Probably because of legal aspects pertaining to the complaint. But that does not mean you cannot pass comment right here on the piece of human garbage that works for the eco socialist British Brainwashing Corporation.
Yes that’s what I thought and I agree. People will be reading these comments sections pertaining to the likes of Packham and that lady who defamed Toby, and anything seriously negative or abusive may well reflect badly on him personally. Of course, we can just comment here instead so it wouldn’t surprise me if they start deleting comments they see as too negative or ‘honest’. Basically, prepare to be ‘Moderated’.
. Packham and his mates are having their day in the sun but it won’t last.
“ Pride goeth before destruction. And a haughty spirit before a fall”
“the United Kingdom Government decided not to allow people to change sex ”

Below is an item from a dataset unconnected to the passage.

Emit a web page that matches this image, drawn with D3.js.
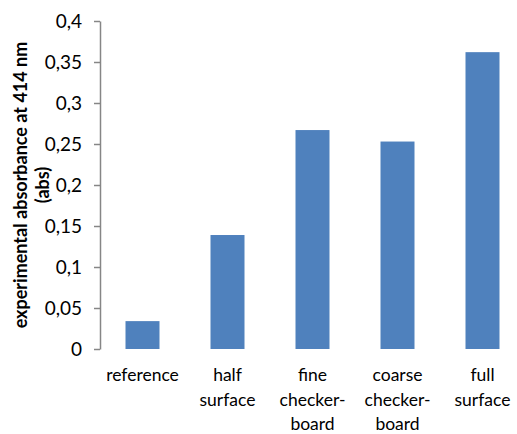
<!DOCTYPE html>
<html>
<head>
<meta charset="utf-8">
<script src="https://cdn.jsdelivr.net/npm/d3@7"></script>
<style>
  body { margin: 0; background: #fff; }
  text { font-family: Lato, "Open Sans", sans-serif; fill: #000; }
</style>
</head>
<body>
<svg id="chart" width="517" height="434"></svg>
<script>
// categories (each entry = lines of the label)
const categories = ["reference", "half surface", "fine checker-board", "coarse checker-board", "full surface"];
const labelLines = [["reference"], ["half", "surface"], ["fine", "checker-", "board"], ["coarse", "checker-", "board"], ["full", "surface"]];
const absorbance = [0.034, 0.139, 0.267, 0.253, 0.362];
const yTicks = [0, 0.05, 0.1, 0.15, 0.2, 0.25, 0.3, 0.35, 0.4];

const svg = d3.select("#chart");
const plotLeft = 100, plotRight = 525, plotTop = 21, plotBottom = 349;

const x = d3.scaleBand().domain(categories).range([plotLeft, plotRight]).paddingInner(0.6).paddingOuter(0.3);
const y = d3.scaleLinear().domain([0, 0.4]).range([plotBottom, plotTop]);

// bars
svg.append("g").selectAll("rect")
  .data(absorbance)
  .join("rect")
  .attr("x", (d, i) => x(categories[i]))
  .attr("y", d => y(d))
  .attr("width", x.bandwidth())
  .attr("height", d => y(0) - y(d))
  .attr("fill", "#4f81bd");

// y axis
const fmt = d => String(+d.toFixed(2)).replace(".", ",");
const yAxis = svg.append("g")
  .attr("transform", `translate(${plotLeft},0)`)
  .call(d3.axisLeft(y).tickValues(yTicks).tickFormat(fmt).tickSize(6).tickPadding(12).tickSizeOuter(0));
yAxis.select(".domain").attr("stroke", "#868686").attr("stroke-width", 1.5);
yAxis.selectAll(".tick line").attr("stroke", "#868686").attr("stroke-width", 1.5);
yAxis.selectAll(".tick text").style("font-size", "19px").attr("fill", "#000");

// x labels
const xl = svg.append("g").selectAll("text")
  .data(labelLines)
  .join("text")
  .attr("text-anchor", "middle")
  .style("font-size", "17.5px")
  .attr("x", (d, i) => x(categories[i]) + x.bandwidth() / 2)
  .attr("y", 381);
xl.selectAll("tspan")
  .data(d => d)
  .join("tspan")
  .attr("x", function () { return d3.select(this.parentNode).attr("x"); })
  .attr("dy", (d, i) => i === 0 ? 0 : 24.5)
  .text(d => d);

// y title
const title = svg.append("text")
  .attr("transform", "translate(0,185) rotate(-90)")
  .attr("text-anchor", "middle")
  .style("font-size", "18px")
  .style("font-weight", "bold");
title.append("tspan").attr("x", 0).attr("y", 27).text("experimental absorbance at 414 nm");
title.append("tspan").attr("x", 0).attr("y", 49).text("(abs)");
</script>
</body>
</html>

You can’t change sex. This is certainly not within the power of HMG (very little is, it seems). You’d need to talk to God about it.
State is an abstract concept but not a fiction as it very much does exist.

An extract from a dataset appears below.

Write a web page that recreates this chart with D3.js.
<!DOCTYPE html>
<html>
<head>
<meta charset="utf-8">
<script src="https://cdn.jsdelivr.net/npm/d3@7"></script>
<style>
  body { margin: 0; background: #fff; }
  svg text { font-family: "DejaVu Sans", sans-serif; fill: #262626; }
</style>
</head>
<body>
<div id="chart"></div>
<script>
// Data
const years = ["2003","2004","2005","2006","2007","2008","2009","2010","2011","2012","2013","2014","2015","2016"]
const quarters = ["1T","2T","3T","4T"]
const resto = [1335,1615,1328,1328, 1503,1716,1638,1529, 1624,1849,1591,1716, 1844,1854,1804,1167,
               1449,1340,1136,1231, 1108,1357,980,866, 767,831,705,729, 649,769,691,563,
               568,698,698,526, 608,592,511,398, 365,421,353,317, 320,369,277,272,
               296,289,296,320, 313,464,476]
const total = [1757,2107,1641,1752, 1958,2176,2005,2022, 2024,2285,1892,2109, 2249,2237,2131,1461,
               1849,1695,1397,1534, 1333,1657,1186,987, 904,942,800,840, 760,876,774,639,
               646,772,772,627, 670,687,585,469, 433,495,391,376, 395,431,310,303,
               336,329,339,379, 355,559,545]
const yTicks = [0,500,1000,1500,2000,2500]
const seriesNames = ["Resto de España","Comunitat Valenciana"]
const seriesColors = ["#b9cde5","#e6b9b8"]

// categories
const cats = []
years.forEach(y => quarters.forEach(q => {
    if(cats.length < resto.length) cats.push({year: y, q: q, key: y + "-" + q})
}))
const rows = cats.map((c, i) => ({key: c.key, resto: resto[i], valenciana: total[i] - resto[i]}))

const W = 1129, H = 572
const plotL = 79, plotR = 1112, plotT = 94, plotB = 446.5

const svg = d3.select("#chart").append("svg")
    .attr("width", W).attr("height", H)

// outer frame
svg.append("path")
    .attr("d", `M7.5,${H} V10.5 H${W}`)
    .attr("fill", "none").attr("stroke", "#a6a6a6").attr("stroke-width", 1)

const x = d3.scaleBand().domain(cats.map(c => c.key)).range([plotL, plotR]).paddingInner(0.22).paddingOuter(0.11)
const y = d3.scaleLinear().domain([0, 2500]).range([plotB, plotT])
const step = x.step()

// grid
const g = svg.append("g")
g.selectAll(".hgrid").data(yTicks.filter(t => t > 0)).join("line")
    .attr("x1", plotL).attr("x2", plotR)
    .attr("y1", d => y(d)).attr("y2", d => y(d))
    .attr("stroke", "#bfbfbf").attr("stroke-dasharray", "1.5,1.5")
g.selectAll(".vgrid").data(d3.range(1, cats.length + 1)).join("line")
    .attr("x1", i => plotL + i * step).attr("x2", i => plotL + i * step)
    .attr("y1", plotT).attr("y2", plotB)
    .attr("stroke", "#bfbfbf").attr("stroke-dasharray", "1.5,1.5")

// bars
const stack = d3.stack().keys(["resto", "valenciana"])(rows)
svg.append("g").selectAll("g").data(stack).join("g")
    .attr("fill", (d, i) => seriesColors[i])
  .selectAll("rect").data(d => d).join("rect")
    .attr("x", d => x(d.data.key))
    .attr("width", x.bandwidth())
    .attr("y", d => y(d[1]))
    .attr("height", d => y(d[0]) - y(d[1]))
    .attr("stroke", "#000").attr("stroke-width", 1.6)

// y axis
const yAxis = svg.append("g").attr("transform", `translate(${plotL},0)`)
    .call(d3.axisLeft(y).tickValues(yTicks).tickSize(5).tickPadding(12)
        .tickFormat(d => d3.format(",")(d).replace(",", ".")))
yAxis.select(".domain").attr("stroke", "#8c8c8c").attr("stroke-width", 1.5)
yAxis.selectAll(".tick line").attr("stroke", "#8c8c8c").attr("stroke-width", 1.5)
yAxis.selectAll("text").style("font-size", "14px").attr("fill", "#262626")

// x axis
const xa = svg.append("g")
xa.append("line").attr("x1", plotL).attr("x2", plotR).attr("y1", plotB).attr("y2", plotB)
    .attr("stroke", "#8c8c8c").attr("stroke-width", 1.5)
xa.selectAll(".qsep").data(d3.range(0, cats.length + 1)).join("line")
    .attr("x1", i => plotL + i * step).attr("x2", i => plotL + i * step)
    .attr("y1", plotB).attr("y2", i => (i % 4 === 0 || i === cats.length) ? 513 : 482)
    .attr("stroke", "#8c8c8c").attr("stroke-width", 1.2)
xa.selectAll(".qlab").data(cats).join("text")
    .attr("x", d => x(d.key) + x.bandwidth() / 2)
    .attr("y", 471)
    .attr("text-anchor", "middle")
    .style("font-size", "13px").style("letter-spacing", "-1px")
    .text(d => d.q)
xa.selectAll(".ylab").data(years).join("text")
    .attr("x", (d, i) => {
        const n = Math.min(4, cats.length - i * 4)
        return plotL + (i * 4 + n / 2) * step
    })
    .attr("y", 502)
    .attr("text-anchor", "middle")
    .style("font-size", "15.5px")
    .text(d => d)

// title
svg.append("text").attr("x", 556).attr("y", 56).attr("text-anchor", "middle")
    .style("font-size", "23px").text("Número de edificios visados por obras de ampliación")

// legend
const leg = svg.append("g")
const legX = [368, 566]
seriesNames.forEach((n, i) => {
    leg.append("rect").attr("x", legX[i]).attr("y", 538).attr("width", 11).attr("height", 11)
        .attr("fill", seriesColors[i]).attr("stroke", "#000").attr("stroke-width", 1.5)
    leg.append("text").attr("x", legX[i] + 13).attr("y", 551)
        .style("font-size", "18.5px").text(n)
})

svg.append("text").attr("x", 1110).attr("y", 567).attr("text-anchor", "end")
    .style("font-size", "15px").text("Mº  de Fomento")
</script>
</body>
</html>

You can make people drive at 20mph and it can become the law, but the people actually have the power to put a stop to that as we saw in Wales, and it also means they have the power to put a stop to Net Zero, gender ideology and all the other clutter of Liberal progressive crap. We have the power, we just need to be aware of it.
If the deluded activists get their way and get the Gender Recognition Act changed, as has happened in Spain, men can identify themselves as ‘women’, which basically erases what it is to be recognised as female in the eyes of the law. So I will still have XX chromosomes and they will still have XY but the law must recognise us both as women. As J.K Rowling says, ”If men can be women then there’s no such thing as a woman.” The new misogyny bill in Scotland also protects MtF trans people. So they get to behave like misogynists towards women while at the same time being protected from so-called ”misogynistic abuse”. Only a dyed-in-the-wool misogynist would claim what’s happening is not an attack on women’s rights.
If Packham’s lips are moving you can be confident that he is lying. It’s what he does, relentlessly.
It is puzzling that Toby Young, by complaining to the BBC, appears to be crediting the BBC with some integrity. I suspect he will be disappointed. The BBC is simply a corrupt organ of the leftist deep state. It is incapable of being reformed and needs to be abolished.
There are two meanings to the word law.
The political one where governments decide what should, or should not, be done
The scientific one which describes how the physical world works.
When the two contradict each other, the scientific one should take precedence
Legislation isn’t Law. Law is discovered, Legislation is invented in order to weaken the Law, diminish the Rule of Law and provide political advantage to the governing clique by granting favours and advantages to its supporters.
Magna Carta: King John ceded sovereignty to the People, also ceded his power to tax without consent, binding his heirs snd successors. Parliament therefore cannot be sovereign. This is clear because no Parliament can be bound by a previous Parliament: it can repeal prior Acts. If Parliament were sovereign, this would not be possible.
The People are sovereign but have been condition to think otherwise.